RECORDED DATA:
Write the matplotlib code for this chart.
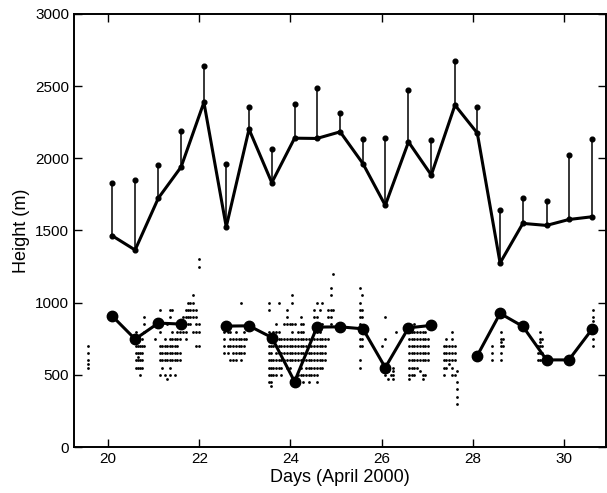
import matplotlib.pyplot as plt
import numpy as np

plt.rcParams['font.family'] = ['Liberation Sans', 'DejaVu Sans']

# sampling days (April 2000)
days = [20.08, 20.59, 21.10, 21.60, 22.10, 22.59, 23.09, 23.59, 24.09, 24.58, 25.09,
        25.59, 26.08, 26.59, 27.09, 27.61, 28.10, 28.60, 29.10, 29.62, 30.11, 30.62]

# upper layer height and its upper bound
top_height = [1465, 1365, 1724, 1940, 2387, 1525, 2201, 1831, 2139, 2137, 2183,
              1963, 1674, 2113, 1884, 2368, 2174, 1275, 1549, 1535, 1576, 1595]
top_bound = [1826, 1849, 1951, 2192, 2641, 1960, 2354, 2067, 2375, 2486, 2310,
             2132, 2137, 2472, 2127, 2676, 2352, 1639, 1727, 1704, 2023, 2132]

# lower layer mean height (nan = no data)
low_height = [910, 748, 859, 852, np.nan, 838, 840, 759, 454, 831, 833,
              819, 551, 826, 843, np.nan, 634, 926, 836, 604, 604, 817]

# individual profile heights, one list per time column
profile_days = [
    19.55,
    20.62, 20.66, 20.70, 20.74, 20.78,
    21.03, 21.13, 21.18, 21.24, 21.30, 21.35, 21.40, 21.46, 21.52, 21.58, 21.64,
    21.70, 21.75, 21.80, 21.86, 21.92, 22.00,
    22.55, 22.62, 22.68, 22.74, 22.80, 22.86, 22.92, 22.98, 23.03,
    23.52, 23.57, 23.62, 23.68, 23.74, 23.80, 23.86, 23.92, 23.98, 24.04, 24.10,
    24.16, 24.22, 24.28, 24.34, 24.40, 24.46, 24.52, 24.58, 24.64, 24.70, 24.76,
    24.82, 24.88, 24.94,
    25.52, 25.57,
    26.00, 26.08, 26.14, 26.20, 26.25, 26.31,
    26.60, 26.66, 26.72, 26.78, 26.84, 26.90, 26.96, 27.02,
    27.36, 27.42, 27.48, 27.54, 27.60, 27.66,
    28.43, 28.62, 28.66,
    29.43, 29.48, 29.53,
    30.64,
]
profile_heights = [
    [700, 650, 600, 575, 550],
    [800, 700, 650, 600, 550],
    [750, 700, 650, 625, 600, 550],
    [700, 650, 600, 550, 500],
    [750, 700, 650, 600, 550],
    [900, 850, 800, 700],
    [750],
    [950, 800, 700, 650, 600, 500],
    [700, 650, 600, 550],
    [750, 700, 650, 600, 500],
    [850, 700, 650, 600, 475],
    [950, 900, 750, 700, 650, 600, 550, 500],
    [950, 800, 750, 700, 650, 600],
    [750, 700, 650, 600, 500],
    [800, 750, 700, 650, 600],
    [800, 750, 650, 600],
    [900, 850, 800],
    [950, 900, 800, 750],
    [1000, 950, 900, 850],
    [1000, 950, 900, 850],
    [1050, 1000, 950, 900, 800],
    [950, 900, 850, 800, 700],
    [1300, 1250, 850, 800, 700],
    [800, 750, 700, 650],
    [850, 800, 700, 650],
    [800, 750, 700, 600],
    [750, 700, 650, 600],
    [800, 750, 700, 650, 600],
    [750, 700, 650],
    [1000, 750, 700, 650, 600],
    [800, 750, 700, 650],
    [750],
    [1000, 950, 800, 750, 700, 650, 600, 550, 500, 450],
    [750, 700, 650, 600, 550, 500, 450, 425],
    [800, 750, 700, 600, 550, 500],
    [850, 800, 750, 700, 650, 600, 550, 500],
    [1000, 800, 750, 700, 650, 600, 550],
    [750, 700, 650, 600, 550, 500],
    [850, 750, 700, 650, 600],
    [950, 900, 850, 750, 700, 650, 600, 550],
    [850, 750, 700, 650, 600, 550],
    [1050, 1000, 850, 800, 750, 700, 650, 600],
    [850, 750, 700, 650, 600],
    [800, 750, 700, 650, 600, 500, 450],
    [900, 850, 800, 750, 700, 650, 600, 550, 500],
    [850, 800, 750, 700, 650, 600, 500, 450],
    [750, 700, 650, 600, 550, 500],
    [750, 700, 650, 600, 550, 500, 450],
    [700, 650, 600, 550, 500],
    [950, 900, 800, 750, 700, 650, 600, 550, 500],
    [1000, 900, 800, 750, 700, 650, 600, 550, 500, 450],
    [950, 800, 750, 700, 650, 600, 550],
    [1000, 850, 750, 700, 650, 600, 550],
    [750, 700, 650, 600],
    [950, 900, 750],
    [1100, 1050, 950, 900, 850],
    [1200, 950],
    [1100, 1000, 950, 900, 850, 800, 750, 700, 600, 550],
    [1050, 950, 900, 800, 750, 700],
    [700],
    [900, 750, 500],
    [525, 475],
    [500],
    [550, 525, 500, 475],
    [800],
    [800, 750, 700, 650, 600, 550, 500, 475],
    [800, 750, 700, 650, 600, 550, 500],
    [850, 800, 750, 700, 650, 600, 550, 500],
    [800, 750, 700, 650, 600, 550],
    [800, 750, 700, 650, 600, 525],
    [800, 750, 700, 650, 600, 500, 475],
    [800, 750, 700, 650, 600, 500],
    [750, 700, 650, 600],
    [700, 650, 600, 550, 500],
    [750, 700, 650, 600, 550],
    [700, 650, 600, 575],
    [800, 750, 700, 650, 600, 550, 500],
    [700, 650, 600, 500],
    [525, 450, 400, 350, 300],
    [700, 650, 600],
    [800, 750, 725, 700, 650, 600],
    [750, 700],
    [700, 650, 600],
    [800, 750, 725, 700, 650, 600],
    [750, 700, 650, 600],
    [950, 900, 875, 800, 750, 700],
]

fig = plt.figure(figsize=(6.07, 4.93), dpi=100)
ax = fig.add_axes([0.122, 0.093, 0.876, 0.879])

# profile scatter
px = [d for d, hs in zip(profile_days, profile_heights) for _ in hs]
py = [h for hs in profile_heights for h in hs]
ax.plot(px, py, 'o', color='black', markersize=2.0, markeredgewidth=0)

# upper layer with one-sided bars
ax.vlines(days, top_height, top_bound, color='black', linewidth=1.1)
ax.plot(days, top_bound, 'o', color='black', markersize=3.4)
ax.plot(days, top_height, '-o', color='black', linewidth=2.2, markersize=3.4)

# lower layer
ax.plot(days, low_height, '-o', color='black', linewidth=2.2, markersize=7.5)

ax.set_xlim(19.25, 30.92)
ax.set_ylim(0, 3000)
ax.set_xticks([20, 22, 24, 26, 28, 30])
ax.set_yticks(np.arange(0, 3001, 500))
ax.tick_params(direction='in', length=6, width=1, labelsize=11,
               top=True, right=True)
for side in ax.spines.values():
    side.set_linewidth(1.4)

ax.set_xlabel('Days (April 2000)', fontsize=13, labelpad=2)
ax.set_ylabel('Height (m)', fontsize=13, labelpad=4)

fig.savefig('out.png', dpi=100)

WRITTEN TASK: Copy the data exactly. Any picture it contains is to be omitted.

FINAL RESULT:
Write the matplotlib code for this chart.
import matplotlib.pyplot as plt
import numpy as np

plt.rcParams['font.family'] = ['Liberation Sans', 'DejaVu Sans']

# sampling days (April 2000)
days = [20.08, 20.59, 21.10, 21.60, 22.10, 22.59, 23.09, 23.59, 24.09, 24.58, 25.09,
        25.59, 26.08, 26.59, 27.09, 27.61, 28.10, 28.60, 29.10, 29.62, 30.11, 30.62]

# upper layer height and its upper bound
top_height = [1465, 1365, 1724, 1940, 2387, 1525, 2201, 1831, 2139, 2137, 2183,
              1963, 1674, 2113, 1884, 2368, 2174, 1275, 1549, 1535, 1576, 1595]
top_bound = [1826, 1849, 1951, 2192, 2641, 1960, 2354, 2067, 2375, 2486, 2310,
             2132, 2137, 2472, 2127, 2676, 2352, 1639, 1727, 1704, 2023, 2132]

# lower layer mean height (nan = no data)
low_height = [910, 748, 859, 852, np.nan, 838, 840, 759, 454, 831, 833,
              819, 551, 826, 843, np.nan, 634, 926, 836, 604, 604, 817]

# individual profile heights, one list per time column
profile_days = [
    19.55,
    20.62, 20.66, 20.70, 20.74, 20.78,
    21.03, 21.13, 21.18, 21.24, 21.30, 21.35, 21.40, 21.46, 21.52, 21.58, 21.64,
    21.70, 21.75, 21.80, 21.86, 21.92, 22.00,
    22.55, 22.62, 22.68, 22.74, 22.80, 22.86, 22.92, 22.98, 23.03,
    23.52, 23.57, 23.62, 23.68, 23.74, 23.80, 23.86, 23.92, 23.98, 24.04, 24.10,
    24.16, 24.22, 24.28, 24.34, 24.40, 24.46, 24.52, 24.58, 24.64, 24.70, 24.76,
    24.82, 24.88, 24.94,
    25.52, 25.57,
    26.00, 26.08, 26.14, 26.20, 26.25, 26.31,
    26.60, 26.66, 26.72, 26.78, 26.84, 26.90, 26.96, 27.02,
    27.36, 27.42, 27.48, 27.54, 27.60, 27.66,
    28.43, 28.62, 28.66,
    29.43, 29.48, 29.53,
    30.64,
]
profile_heights = [
    [700, 650, 600, 575, 550],
    [800, 700, 650, 600, 550],
    [750, 700, 650, 625, 600, 550],
    [700, 650, 600, 550, 500],
    [750, 700, 650, 600, 550],
    [900, 850, 800, 700],
    [750],
    [950, 800, 700, 650, 600, 500],
    [700, 650, 600, 550],
    [750, 700, 650, 600, 500],
    [850, 700, 650, 600, 475],
    [950, 900, 750, 700, 650, 600, 550, 500],
    [950, 800, 750, 700, 650, 600],
    [750, 700, 650, 600, 500],
    [800, 750, 700, 650, 600],
    [800, 750, 650, 600],
    [900, 850, 800],
    [950, 900, 800, 750],
    [1000, 950, 900, 850],
    [1000, 950, 900, 850],
    [1050, 1000, 950, 900, 800],
    [950, 900, 850, 800, 700],
    [1300, 1250, 850, 800, 700],
    [800, 750, 700, 650],
    [850, 800, 700, 650],
    [800, 750, 700, 600],
    [750, 700, 650, 600],
    [800, 750, 700, 650, 600],
    [750, 700, 650],
    [1000, 750, 700, 650, 600],
    [800, 750, 700, 650],
    [750],
    [1000, 950, 800, 750, 700, 650, 600, 550, 500, 450],
    [750, 700, 650, 600, 550, 500, 450, 425],
    [800, 750, 700, 600, 550, 500],
    [850, 800, 750, 700, 650, 600, 550, 500],
    [1000, 800, 750, 700, 650, 600, 550],
    [750, 700, 650, 600, 550, 500],
    [850, 750, 700, 650, 600],
    [950, 900, 850, 750, 700, 650, 600, 550],
    [850, 750, 700, 650, 600, 550],
    [1050, 1000, 850, 800, 750, 700, 650, 600],
    [850, 750, 700, 650, 600],
    [800, 750, 700, 650, 600, 500, 450],
    [900, 850, 800, 750, 700, 650, 600, 550, 500],
    [850, 800, 750, 700, 650, 600, 500, 450],
    [750, 700, 650, 600, 550, 500],
    [750, 700, 650, 600, 550, 500, 450],
    [700, 650, 600, 550, 500],
    [950, 900, 800, 750, 700, 650, 600, 550, 500],
    [1000, 900, 800, 750, 700, 650, 600, 550, 500, 450],
    [950, 800, 750, 700, 650, 600, 550],
    [1000, 850, 750, 700, 650, 600, 550],
    [750, 700, 650, 600],
    [950, 900, 750],
    [1100, 1050, 950, 900, 850],
    [1200, 950],
    [1100, 1000, 950, 900, 850, 800, 750, 700, 600, 550],
    [1050, 950, 900, 800, 750, 700],
    [700],
    [900, 750, 500],
    [525, 475],
    [500],
    [550, 525, 500, 475],
    [800],
    [800, 750, 700, 650, 600, 550, 500, 475],
    [800, 750, 700, 650, 600, 550, 500],
    [850, 800, 750, 700, 650, 600, 550, 500],
    [800, 750, 700, 650, 600, 550],
    [800, 750, 700, 650, 600, 525],
    [800, 750, 700, 650, 600, 500, 475],
    [800, 750, 700, 650, 600, 500],
    [750, 700, 650, 600],
    [700, 650, 600, 550, 500],
    [750, 700, 650, 600, 550],
    [700, 650, 600, 575],
    [800, 750, 700, 650, 600, 550, 500],
    [700, 650, 600, 500],
    [525, 450, 400, 350, 300],
    [700, 650, 600],
    [800, 750, 725, 700, 650, 600],
    [750, 700],
    [700, 650, 600],
    [800, 750, 725, 700, 650, 600],
    [750, 700, 650, 600],
    [950, 900, 875, 800, 750, 700],
]

fig = plt.figure(figsize=(6.07, 4.93), dpi=100)
ax = fig.add_axes([0.122, 0.093, 0.876, 0.879])

# profile scatter
px = [d for d, hs in zip(profile_days, profile_heights) for _ in hs]
py = [h for hs in profile_heights for h in hs]
ax.plot(px, py, 'o', color='black', markersize=2.0, markeredgewidth=0)

# upper layer with one-sided bars
ax.vlines(days, top_height, top_bound, color='black', linewidth=1.1)
ax.plot(days, top_bound, 'o', color='black', markersize=3.4)
ax.plot(days, top_height, '-o', color='black', linewidth=2.2, markersize=3.4)

# lower layer
ax.plot(days, low_height, '-o', color='black', linewidth=2.2, markersize=7.5)

ax.set_xlim(19.25, 30.92)
ax.set_ylim(0, 3000)
ax.set_xticks([20, 22, 24, 26, 28, 30])
ax.set_yticks(np.arange(0, 3001, 500))
ax.tick_params(direction='in', length=6, width=1, labelsize=11,
               top=True, right=True)
for side in ax.spines.values():
    side.set_linewidth(1.4)

ax.set_xlabel('Days (April 2000)', fontsize=13, labelpad=2)
ax.set_ylabel('Height (m)', fontsize=13, labelpad=4)

fig.savefig('out.png', dpi=100)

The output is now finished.